Saturday, March 17, 2007

Product Placement for Pharmaceuticals on Television Shows: the Newest Form of Stealth Marketing

For the latest version of pharmaceutical company stealth marketing, see Brandweek.com. Here are the salient quotes from an article entitled, "This is Your Show on Drugs":

A source told Brandweek that some of the 'biggest' drug companies had successfully placed "disease awareness" messages in reality TV shows. Non-branded mentions of diseases and conditions are useful to drug companies because they make patients more comfortable talking to their doctors about problems, and doctor visits lead to category-wide prescription sales increases.

Because the area is so controversial—no company wants to be scrutinized by the FDA—executives declined to say which brands were being placed.

The Nielsen statistics, however, imply that their efforts have paid off. There were 337 visual or audio mentions of prescription drug brands in 2006, according to Nielsen. That's up from 231 in 2005. The length of those occurrences also increased, from 607 seconds in 2005 to 1,548 seconds last year.

While a normal background level of drug mentions is to be expected—Viagra and Prozac are cultural touchstones as well as brands—some drug brands stick out in unusual ways.

Take, for instance, Dey Pharma's EpiPen, the injectible for people with potentially fatal allergic reactions. In the Jan. 16 episode of Boston Legal (ABC), a school teacher failed to administer the anti-allergy injectible to a child who ate peanut candy and died of anaphylactic shock.

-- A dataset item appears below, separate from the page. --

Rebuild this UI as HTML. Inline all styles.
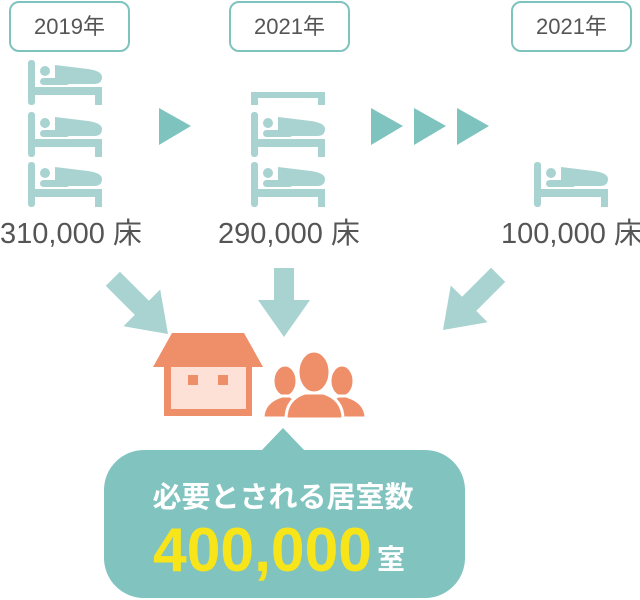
<!DOCTYPE html>
<html><head><meta charset="utf-8"><style>
body{margin:0;background:#fff;width:640px;height:600px;overflow:hidden;position:relative;font-family:"Liberation Sans","Noto Sans CJK JP",sans-serif}
.yb{position:absolute;top:1px;width:117px;height:47px;border:2px solid #7fc3bf;border-radius:10px;font-size:22px;color:#555;text-align:center;line-height:47px}
.lb{position:absolute;top:210px;font-size:29px;color:#555;white-space:nowrap}
</style></head><body>
<div class="yb" style="left:9px">2019年</div>
<div class="yb" style="left:229px">2021年</div>
<div class="yb" style="left:511px">2021年</div>
<div class="lb" style="left:0px">310,000 床</div>
<div class="lb" style="left:218px">290,000 床</div>
<div class="lb" style="left:501px">100,000 床</div>
<svg width="640" height="600" style="position:absolute;left:0;top:0">
<defs><g id="bed" fill="#a9d3d1">
<rect x="0" y="0" width="7" height="45" rx="3"/>
<rect x="0" y="27" width="74" height="8"/>
<rect x="67" y="27" width="7" height="18"/>
<circle cx="17" cy="11" r="5"/>
<rect x="12" y="18" width="30" height="7" rx="3.5"/>
<path d="M27 5 L60 9 Q74 11 74 17 Q74 24 66 24 L27 24 Z"/>
</g></defs>
<use href="#bed" x="28" y="60"/><use href="#bed" x="28" y="112"/><use href="#bed" x="28" y="162"/>
<use href="#bed" x="251" y="112"/><use href="#bed" x="251" y="162"/>
<g fill="#a9d3d1"><rect x="251" y="92" width="74" height="6"/><rect x="251" y="92" width="7" height="13"/><rect x="318" y="92" width="7" height="13"/></g>
<use href="#bed" x="534" y="162"/>
<g fill="#7fc3bf">
<polygon points="159,108 191,126 159,145"/>
<polygon points="371,108 403,126 371,145"/>
<polygon points="414,108 446,126 414,145"/>
<polygon points="457,108 489,126 457,145"/>
</g>
<g fill="#a9d3d1">
<polygon points="274,268 294,268 294,300 310,300 284,337 258,300 274,300"/>
<g transform="translate(443,330) rotate(-135)"><polygon points="0,0 -26,37 -10,37 -10,78 10,78 10,37 26,37"/></g>
<g transform="translate(168,334) rotate(135)"><polygon points="0,0 -26,37 -10,37 -10,78 10,78 10,37 26,37"/></g>
</g>
<g fill="#ef8f6a">
<polygon points="172,333 244,333 263,367 153,367"/>
<rect x="164" y="367" width="88" height="49"/>
</g>
<rect x="171" y="367" width="75" height="42" fill="#fde0d6"/>
<rect x="188" y="375" width="10" height="10" fill="#ef8f6a"/>
<rect x="218" y="375" width="10" height="10" fill="#ef8f6a"/>
<g fill="#ef8f6a" stroke="#fff" stroke-width="3">
<ellipse cx="285" cy="381" rx="12" ry="16"/>
<path d="M263 418 Q263 402 282 396 L290 396 Q300 402 302 418 Z"/>
<ellipse cx="342" cy="381" rx="12" ry="16"/>
<path d="M326 418 Q327 402 338 396 L346 396 Q366 402 366 418 Z"/>
<ellipse cx="314" cy="372" rx="16" ry="21"/>
<path d="M286 419 Q286 399 305 393 L323 393 Q343 399 343 419 Z"/>
</g>
<rect x="104" y="450" width="361" height="148" rx="40" fill="#81c3bf"/>
<polygon points="283,428 305,451 261,451" fill="#81c3bf"/>
<text x="283" y="507" text-anchor="middle" fill="#fff" font-size="29" font-weight="bold" font-family="Liberation Sans,Noto Sans CJK JP,sans-serif">必要とされる居室数</text>
<text x="153" y="571" fill="#f7e51a" font-size="62" font-weight="bold" font-family="Liberation Sans,sans-serif" textLength="219" lengthAdjust="spacingAndGlyphs">400,000</text>
<text x="377" y="569" fill="#fff" font-size="28" font-weight="bold" font-family="Liberation Sans,Noto Sans CJK JP,sans-serif">室</text>
</svg>
</body></html>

The script read like an ad for the Dey brand: 'Anaphylactic shock can come on suddenly, which is what happened here,' said the boy's father, testifying on the show. 'If the EpiPen isn't administered, it can be fatal.'

EpiPen also was mentioned five times on the Feb. 8 episode of NBC's ER, per Nielsen.
The Napa, Calif.-based Dey has previously denied that it engages in product placement. Last week, a source confirmed that when TV producers request branded props, the pharmaceutical company fulfills the requests.

The only drug company that has come out of the closet regarding product placement is Organon. In 2005, the Roseland, N.J., firm placed posters for its Nuvaring contraceptive in the backgrounds of NBC's Scrubs and CBS' King of Queens. Since then, it has added ABC's Grey's Anatomy to its list, according to brand director Lisa Barkowski.

And pharmaceutical company executives wonder why the public and physicians don't trust their companies? If they want to develop some trust, maybe they should start by plaining labeling every one of their marketing efforts as such.

1 comment:

MsMelody said...

Another day, another loophole to exploit. FDA has neither the resources nor the power to regulate and ENFORCE. Until Congress actually EMPOWERS regulators, and imposes meaningful fines--large enough so Big Pharma will NOT regard the penalty as merely an insignificant cost of doing business--expect entertainment to devolve into 8 minute non-commercial commercials interrupted by 2 minute paid-for commercials. That sounds like real prime-time entertainment to me.